If it’s his friends’ weed, there’s a chance he doesn’t know about it, or simply forgot about it.
Either way, I’d dispose of it if I were you.
Post # 6
Oh jeez, this is unlikely, but my mind immediately jumped to the scenario of you driving his car one day, getting pulled over and that being found. He OWES you the truth, especially if it could lead to legal trouble for either of you. Plus people in a relationship should be honest with each other. I would confront him, definitely.
Post # 7
You need to ask him if it’s his before anything else, then reevaluate based on the response.
Post # 8
@redheadem: The police, at least in the US need to have a reason to search the car. Obviously this is null and void if she reached for the insurance and a big ol’ bag of weed falls out of the glove box, but it isn’t like a cop can go, “Hey, I think I’ll search your car today!”

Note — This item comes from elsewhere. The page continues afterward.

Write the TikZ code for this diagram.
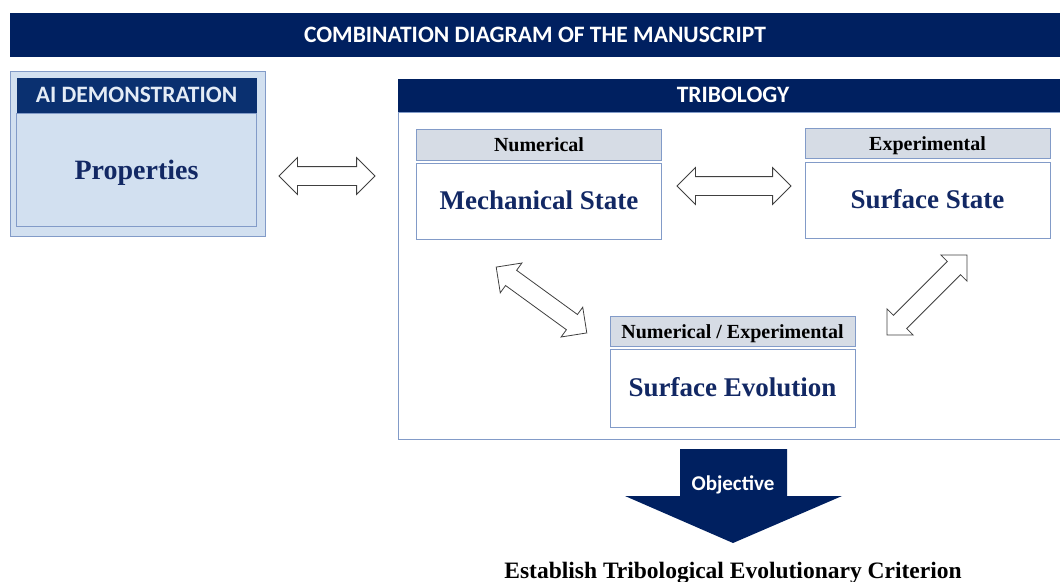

Plus, you have the right to refuse a search.
Post # 9
@Hyperventilate: I know, but imagine looking through the glove compartment for the registration and that falls out!! Ouch.
Post # 10
Just ask him about it. To me it could be either scenario:
it really isn’t his and one of his friends accidentally left it in his car or
he’s been “projecting” his feelings about weed onto you and he doesn’t like that he does it and constantly feels guilty about hiding it from you, thus the speeches about weed being a dealbreaker.
Post # 11
@Beebee225: My FI and I both agreed like you and your FI that we would never date someone who smoked weed, cigarettes or anything. Smoking just grosses us completely out. Now, if it was me I would have immediately been all over him, but that is just me. I’m not rational and i’d be LIVID and jumping to conclusions. Now, if you know he has friends and a brother that smoke, there is a good chance that it is his. However, you still have every right to be mad.. It is in your FI’s car and even if its not his, if he got pulled and the police found it he would be in serious trouble!! I would DEF. bring it up to him. I guess don’t go “crazy” like I probably would but just simply let him know that you found it and get to the bottom of why its there. If he is lying to you and it is his, you might want to seriously evaluate your relationship.
Post # 12
@BlondeMissMolly: Agreed. Don’t jump to conclusions, it’ll make you look silly – but don’t ignore it either. Just talk to him.
Post # 13
I would hide it and replace it with a little note saying ‘missing something?’
But I’m a bitch like that.
The problem you have is because his brothers and friends smoke it, it will be very easy for him to say ‘it’s their weed’.
If he does admit that it is his, make sure your argument is based on the lies- not the fact that he’s smoking.
Post # 14
Just talk to him about it…maybe he was afraid to tell you the truth from the beginning because he feared he would lose you.
ETA: no need for weed haters to start preaching, this really isn’t about that…how annoying!
Post # 15
Talk to him with a cool head. Lying is the potential problem here (if that turns out to be the case), plus I have to agree with what Redheadem pointed out: what if you were in a situation where you got pulled over and it fell out of the glovebox in front of a cop? That. would. suck.
Post # 16
I don’t think you’re over reacting. I agree with the pp’s, just ask him about it in a non accusatory tone. Hopefully, it’s just a friends.